The local economy must influence your pricing, if your majority of sales comes locally.
surely a small (micro) business can`t compete with volume pricing but the locals may not be willing to pay premium for the "art" component, so in order to have sales I believe you must adjust pricing usually downward.
there comes another danger (I have learned this first hand) if you are perceived in a local market place to be doing well at a reasonable margin (accounting for the art and original component) you can actually cause competition, and people looking for a few extra bucks, imitate your products and charge less, now all the books, and experts say they won`t last and to grow out of their reach, but it surely can hurt. Imagine if someone that was just desperate enough to replicate your product (surely not as good), then launched a significant marketing campaign online or locally or both, how would you do then? it would probably come down to price mostly, I`m not talking about repeat customers, satisfied customers are loyal, but to get the new ones.
how many times has a friend got a new widget, for x$`s and you decide to go find one, what are your goals? get a new widget for a better value, how many times are you just going to follow your buddies lead? probably none unless this is the guy you have been through a war zone with, and he saved your butt. 

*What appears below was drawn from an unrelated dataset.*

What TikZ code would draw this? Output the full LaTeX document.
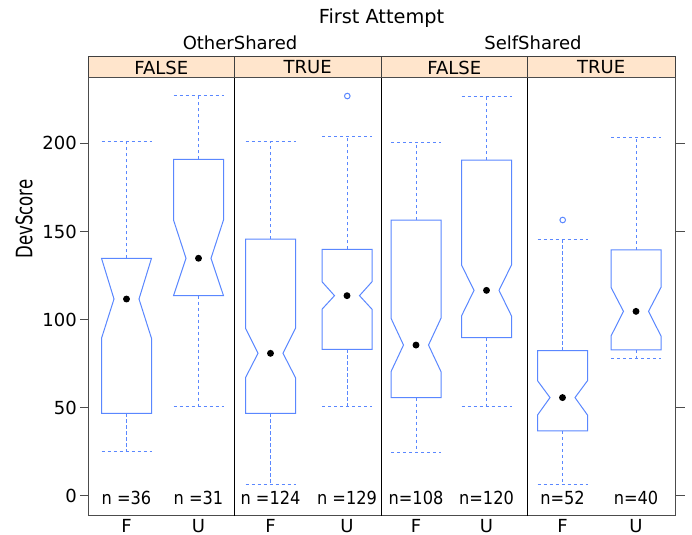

At the end of the day anything can change from a seller controlled price structure to a customer priced structure overnight (as you have pointed out). so the prudent thing to do is continuously monitor your "VALUE" against your price. that said you cannot (in my opinion) add customer service into your initial value while you know it is great the customer can`t. and if they do chances are something went wrong with someone and you fixed it, then it could go either way.